If on the other hand the mediator believes that it will not work, and the parents cannot resolve the dispute or if mediation is tried and a resolution cannot be reached, the next step would be to make an application to the court for a residence order.
Applying to the Court
After an application is made to the court for a child arrangement order, the court will schedule in what they call a directions hearing. This is held and mediated by a judge or magistrate and both parents or guardians must be in attendance along with an Office of the Children and Family Court Advisory Support Service (CAFCASS) to facilitate the court hearing.
At the initial hearing, it is the responsibility of the magistrate or judge to encourage parents to reach an agreement keeping the best interests of the child in mind. Where possible the court hope to reach a suitable agreement in the first hearing. If this does not happen a judge or magistrate can schedule in additional meetings as required.
Where the judge or magistrate instructs that additional hearings are required the parents may be asked to supply evidence, call witnesses or produce a witness statement themselves. The Children and Family Court Advisory and Support Service (CAFCASS) may also be asked to step in so they can represent the views of the child to the court.
The individual from CAFCASS may also be able to offer recommendations to the court to help them reach a decision.

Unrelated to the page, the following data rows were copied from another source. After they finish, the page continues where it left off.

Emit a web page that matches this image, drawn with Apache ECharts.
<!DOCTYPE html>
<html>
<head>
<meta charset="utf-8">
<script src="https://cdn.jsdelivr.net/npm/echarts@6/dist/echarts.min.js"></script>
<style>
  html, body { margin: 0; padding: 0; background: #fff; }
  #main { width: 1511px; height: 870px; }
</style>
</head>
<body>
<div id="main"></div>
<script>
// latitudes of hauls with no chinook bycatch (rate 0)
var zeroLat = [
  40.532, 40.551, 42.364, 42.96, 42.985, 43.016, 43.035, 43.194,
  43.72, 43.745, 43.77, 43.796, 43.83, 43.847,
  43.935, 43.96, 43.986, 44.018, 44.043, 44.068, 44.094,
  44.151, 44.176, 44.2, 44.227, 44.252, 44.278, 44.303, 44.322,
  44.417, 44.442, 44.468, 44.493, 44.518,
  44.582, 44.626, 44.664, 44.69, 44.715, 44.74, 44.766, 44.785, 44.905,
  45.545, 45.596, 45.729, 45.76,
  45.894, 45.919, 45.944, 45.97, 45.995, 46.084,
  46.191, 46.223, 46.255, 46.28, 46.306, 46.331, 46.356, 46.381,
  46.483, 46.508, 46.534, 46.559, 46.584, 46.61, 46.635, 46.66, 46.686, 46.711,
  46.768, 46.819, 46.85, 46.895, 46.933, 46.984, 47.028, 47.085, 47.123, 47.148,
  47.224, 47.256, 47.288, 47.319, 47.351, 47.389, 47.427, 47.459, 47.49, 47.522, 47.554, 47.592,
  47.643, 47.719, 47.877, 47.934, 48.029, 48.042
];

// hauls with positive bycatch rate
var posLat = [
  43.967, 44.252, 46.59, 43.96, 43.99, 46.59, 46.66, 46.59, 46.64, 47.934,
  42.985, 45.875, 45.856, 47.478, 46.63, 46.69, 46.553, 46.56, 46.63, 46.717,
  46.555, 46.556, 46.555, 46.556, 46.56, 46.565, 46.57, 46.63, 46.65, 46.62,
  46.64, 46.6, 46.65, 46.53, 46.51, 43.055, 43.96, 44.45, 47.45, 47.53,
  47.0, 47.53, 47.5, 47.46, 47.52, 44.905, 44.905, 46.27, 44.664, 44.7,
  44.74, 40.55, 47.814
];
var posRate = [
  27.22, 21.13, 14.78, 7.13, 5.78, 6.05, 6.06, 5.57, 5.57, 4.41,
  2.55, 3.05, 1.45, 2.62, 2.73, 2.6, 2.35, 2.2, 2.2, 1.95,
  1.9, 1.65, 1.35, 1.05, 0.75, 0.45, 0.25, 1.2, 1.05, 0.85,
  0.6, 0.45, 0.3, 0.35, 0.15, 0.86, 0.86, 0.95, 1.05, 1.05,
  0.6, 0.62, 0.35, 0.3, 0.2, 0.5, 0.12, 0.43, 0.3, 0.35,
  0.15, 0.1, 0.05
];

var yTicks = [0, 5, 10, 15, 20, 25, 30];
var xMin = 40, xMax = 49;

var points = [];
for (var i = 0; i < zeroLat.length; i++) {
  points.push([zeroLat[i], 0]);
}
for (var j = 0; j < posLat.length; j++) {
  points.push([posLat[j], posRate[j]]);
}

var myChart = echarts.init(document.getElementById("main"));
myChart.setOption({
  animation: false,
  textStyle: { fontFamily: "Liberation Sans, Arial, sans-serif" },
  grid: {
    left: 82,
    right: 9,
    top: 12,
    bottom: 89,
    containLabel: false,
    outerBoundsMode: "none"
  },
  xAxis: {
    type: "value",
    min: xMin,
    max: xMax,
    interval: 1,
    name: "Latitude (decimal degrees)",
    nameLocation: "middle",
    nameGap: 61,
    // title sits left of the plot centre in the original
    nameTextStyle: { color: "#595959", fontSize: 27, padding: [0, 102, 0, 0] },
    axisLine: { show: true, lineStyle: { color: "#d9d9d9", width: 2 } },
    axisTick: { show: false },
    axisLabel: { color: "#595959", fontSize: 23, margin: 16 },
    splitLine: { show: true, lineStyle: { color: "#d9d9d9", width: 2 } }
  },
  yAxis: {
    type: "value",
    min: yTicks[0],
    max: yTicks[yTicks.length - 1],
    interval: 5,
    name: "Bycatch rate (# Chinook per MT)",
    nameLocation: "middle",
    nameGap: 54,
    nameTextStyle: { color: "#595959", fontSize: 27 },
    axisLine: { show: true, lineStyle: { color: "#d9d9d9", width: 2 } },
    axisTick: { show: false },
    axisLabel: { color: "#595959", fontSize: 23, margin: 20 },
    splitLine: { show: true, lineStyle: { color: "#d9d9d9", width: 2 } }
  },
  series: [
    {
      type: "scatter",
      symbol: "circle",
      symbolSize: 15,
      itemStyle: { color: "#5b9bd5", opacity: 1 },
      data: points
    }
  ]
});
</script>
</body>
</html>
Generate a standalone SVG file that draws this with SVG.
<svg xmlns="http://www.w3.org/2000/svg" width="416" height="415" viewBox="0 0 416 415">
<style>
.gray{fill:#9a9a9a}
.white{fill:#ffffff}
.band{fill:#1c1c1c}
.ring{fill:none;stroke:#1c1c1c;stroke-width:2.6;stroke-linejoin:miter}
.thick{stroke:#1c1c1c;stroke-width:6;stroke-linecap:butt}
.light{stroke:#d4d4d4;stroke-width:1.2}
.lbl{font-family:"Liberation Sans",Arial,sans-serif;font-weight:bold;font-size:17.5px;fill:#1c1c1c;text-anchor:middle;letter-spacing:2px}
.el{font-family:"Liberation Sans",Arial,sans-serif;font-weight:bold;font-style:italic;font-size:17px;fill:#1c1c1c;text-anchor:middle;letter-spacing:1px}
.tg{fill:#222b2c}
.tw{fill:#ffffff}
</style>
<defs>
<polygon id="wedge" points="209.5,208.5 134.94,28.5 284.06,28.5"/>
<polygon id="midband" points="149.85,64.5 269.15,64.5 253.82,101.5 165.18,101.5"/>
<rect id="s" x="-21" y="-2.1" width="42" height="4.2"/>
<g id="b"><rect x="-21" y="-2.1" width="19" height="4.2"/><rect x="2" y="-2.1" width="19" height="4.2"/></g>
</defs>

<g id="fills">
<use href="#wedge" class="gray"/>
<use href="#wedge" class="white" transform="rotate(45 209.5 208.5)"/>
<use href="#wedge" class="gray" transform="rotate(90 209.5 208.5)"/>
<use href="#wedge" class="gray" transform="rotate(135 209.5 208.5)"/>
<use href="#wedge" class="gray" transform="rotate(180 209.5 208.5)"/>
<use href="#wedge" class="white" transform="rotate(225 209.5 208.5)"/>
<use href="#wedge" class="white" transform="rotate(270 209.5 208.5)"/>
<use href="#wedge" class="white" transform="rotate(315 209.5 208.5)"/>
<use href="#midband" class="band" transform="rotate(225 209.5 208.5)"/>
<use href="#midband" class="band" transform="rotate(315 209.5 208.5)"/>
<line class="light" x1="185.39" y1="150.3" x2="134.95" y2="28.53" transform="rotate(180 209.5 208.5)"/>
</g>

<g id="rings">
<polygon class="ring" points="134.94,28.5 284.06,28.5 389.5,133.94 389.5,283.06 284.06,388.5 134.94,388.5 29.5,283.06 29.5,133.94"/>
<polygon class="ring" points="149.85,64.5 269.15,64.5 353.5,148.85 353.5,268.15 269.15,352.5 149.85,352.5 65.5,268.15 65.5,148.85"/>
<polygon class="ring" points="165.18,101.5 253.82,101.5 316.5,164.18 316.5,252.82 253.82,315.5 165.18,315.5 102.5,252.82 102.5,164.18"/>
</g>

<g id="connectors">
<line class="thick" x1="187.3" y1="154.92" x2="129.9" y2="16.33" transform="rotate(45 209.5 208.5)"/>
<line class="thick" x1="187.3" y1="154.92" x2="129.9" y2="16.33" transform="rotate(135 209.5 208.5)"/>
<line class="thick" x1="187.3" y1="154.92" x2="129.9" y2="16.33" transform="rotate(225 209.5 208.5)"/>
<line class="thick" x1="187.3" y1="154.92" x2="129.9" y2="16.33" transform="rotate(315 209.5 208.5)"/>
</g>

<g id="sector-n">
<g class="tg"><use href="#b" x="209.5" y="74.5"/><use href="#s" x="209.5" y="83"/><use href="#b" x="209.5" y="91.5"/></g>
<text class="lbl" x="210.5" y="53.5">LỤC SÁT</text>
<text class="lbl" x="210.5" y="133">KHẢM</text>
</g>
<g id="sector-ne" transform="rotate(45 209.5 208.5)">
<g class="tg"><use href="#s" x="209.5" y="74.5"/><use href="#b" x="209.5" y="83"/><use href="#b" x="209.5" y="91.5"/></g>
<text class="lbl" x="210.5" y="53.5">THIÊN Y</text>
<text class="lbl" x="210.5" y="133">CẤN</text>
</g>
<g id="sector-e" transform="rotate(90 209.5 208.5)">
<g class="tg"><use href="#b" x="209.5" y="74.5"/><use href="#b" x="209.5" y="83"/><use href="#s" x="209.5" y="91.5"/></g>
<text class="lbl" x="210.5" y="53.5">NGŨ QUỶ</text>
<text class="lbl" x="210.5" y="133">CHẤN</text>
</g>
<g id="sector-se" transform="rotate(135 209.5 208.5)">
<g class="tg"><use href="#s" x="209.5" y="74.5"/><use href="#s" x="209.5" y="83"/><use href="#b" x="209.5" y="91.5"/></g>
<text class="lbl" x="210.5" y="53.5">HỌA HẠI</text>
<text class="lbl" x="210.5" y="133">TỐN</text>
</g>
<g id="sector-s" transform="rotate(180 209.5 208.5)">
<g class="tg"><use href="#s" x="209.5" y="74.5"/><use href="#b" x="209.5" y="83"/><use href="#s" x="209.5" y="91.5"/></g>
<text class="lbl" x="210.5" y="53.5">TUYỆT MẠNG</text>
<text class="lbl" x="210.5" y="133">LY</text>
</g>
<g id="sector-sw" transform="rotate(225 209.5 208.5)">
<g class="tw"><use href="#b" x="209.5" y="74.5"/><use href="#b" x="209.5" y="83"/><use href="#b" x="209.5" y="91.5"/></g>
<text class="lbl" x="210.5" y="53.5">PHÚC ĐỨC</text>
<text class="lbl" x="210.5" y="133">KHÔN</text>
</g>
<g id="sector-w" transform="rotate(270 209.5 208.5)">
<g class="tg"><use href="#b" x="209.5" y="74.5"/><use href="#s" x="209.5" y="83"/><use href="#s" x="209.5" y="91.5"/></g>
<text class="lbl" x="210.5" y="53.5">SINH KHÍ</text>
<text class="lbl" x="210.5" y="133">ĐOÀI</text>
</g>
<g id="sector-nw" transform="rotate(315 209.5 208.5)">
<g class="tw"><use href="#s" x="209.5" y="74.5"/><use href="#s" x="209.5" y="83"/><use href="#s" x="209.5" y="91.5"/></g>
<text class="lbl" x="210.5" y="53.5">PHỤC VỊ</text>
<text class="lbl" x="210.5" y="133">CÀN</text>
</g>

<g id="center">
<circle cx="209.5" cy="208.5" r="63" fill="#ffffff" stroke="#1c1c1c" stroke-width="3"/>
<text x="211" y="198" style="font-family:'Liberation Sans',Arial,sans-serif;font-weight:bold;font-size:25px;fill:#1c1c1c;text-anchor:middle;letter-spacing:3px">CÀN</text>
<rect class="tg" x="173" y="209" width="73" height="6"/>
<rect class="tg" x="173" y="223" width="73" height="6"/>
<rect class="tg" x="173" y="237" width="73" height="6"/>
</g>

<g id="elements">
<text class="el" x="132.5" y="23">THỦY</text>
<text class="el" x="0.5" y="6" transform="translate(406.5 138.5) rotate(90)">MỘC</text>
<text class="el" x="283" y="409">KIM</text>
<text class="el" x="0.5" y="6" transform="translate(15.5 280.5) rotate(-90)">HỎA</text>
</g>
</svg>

A final hearing will take place where the court will review all evidence and statements which have been presented before reaching a final decision which will create an order.
There are many things that a court will consider when making a child arrangements order. It is important that any order always puts the child’s interests at the forefront of any decisions.
The welfare of the child is the most important factor and when making a decision the court must take into consideration;
- The feelings and wishes of the child
- The educational, emotional and physical needs of the child
- If the child has been or may be subject to any kind of abuse or neglect
- The ability of each parent or guardian to meet the needs of the child
- Whether the order will result in a change of circumstances for the child
A child arrangements order will outline a number of conditions about who the child will live with and who they can be in contact with. This will include factors such as;
- Identifying the custodial and non custodial parents or guardians of the child
- When the child will spend time with the parent who has not obtained custody of the child and where the contact will take place
Other types of contact that the child will have with the non-custodial parent such as email, phone or text.
There are four different kinds of child arrangement orders. In the majority of cases, it will be a residence order which will simply state where the children lives. A contact order will identify when the child will have contact with the non-custodial parent.
Specific Issue Order
Another type of child arrangement order is referred to as a specific issue order which will stipulate specific aspects of the child’s upbringing. This type of order will state where the child is to go to school, whether they have a particular religious requirement and whether there are any reasons why it is in their interests to change their surname.
The final type of child arrangement order is known as the prohibited steps order which stops the non-custodial parent from certain things such as removing the child from school or taking them out of the country.
Child arrangement orders are a complex area of law. In the majority of cases where parents separate, a mutual decision can be reached and informal arrangements are made about the child.
Where a separation is not amicable and it is not possible to reach a decision, a child arrangements or residence order may be the only way to proceed.